With support from USAID/Ghana’s Learning project, Ghana’s Ministry of
Education is bringing reading back to the public school classroom. Assessments
in 2013 and 2015 indicated that 50 percent of children in primary grade 2
struggled to read a single word. Together, USAID and the Ministry are determined
to bring positive change by strengthening student performance and having more
children reading with fluency and comprehension.
Experts within the Ministry’s Ghana Education Service
identified the “phonemic” approach to reading instruction as an international
best practice that could help Ghanaian children learn the reading fundamentals.

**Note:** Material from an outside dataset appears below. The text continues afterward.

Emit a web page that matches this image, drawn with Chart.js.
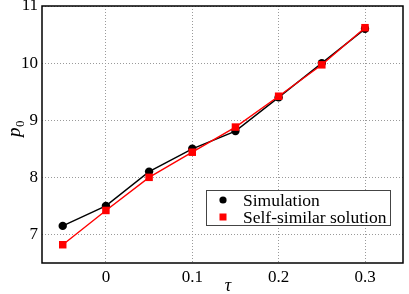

The intervention focuses on teaching the building blocks of reading: letter
recognition, sounding letters, decoding and forming words, building vocabulary,
fluency, and comprehension.
The Ministry introduced the phonemic approach in the Yendi
Municipality of the Northern Region in January 2017. On March 31, Ministry
officials, reading experts, and project managers from the United States Agency
for International Development (USAID) visited Yendi to monitor progress. In a
class of more 40 students, the team randomly chose 12 students and found that
every child could read. Overall reading progress for the class had jumped from 3
percent of children reading words to 64 percent in within two and one half
months.
While assisted by technicians from the USAID Learning
project, this remarkable achievement is largely driven by the Ministry and the
Ghana Education Service. Through the Learning project, USAID supports the
Government of Ghana to increase the number of Ghanaian children who are able to
read with fluency in English and Ghanaian languages in the early grades of
primary school. Ghana’s effort to produce readers is supplemented by the
activities of other key partners such as UKAid’s support toward Complementary
Basic Education — which teaches reading and math to out-of-school children — and
UNICEF’s Inclusive Education project, which helps children with special needs in
reading and math.
USAID and the Ministry are strongly encouraged by these
positive results in Yendi Municipality. The intervention will expand to 100
districts during the 2017–2018 school year.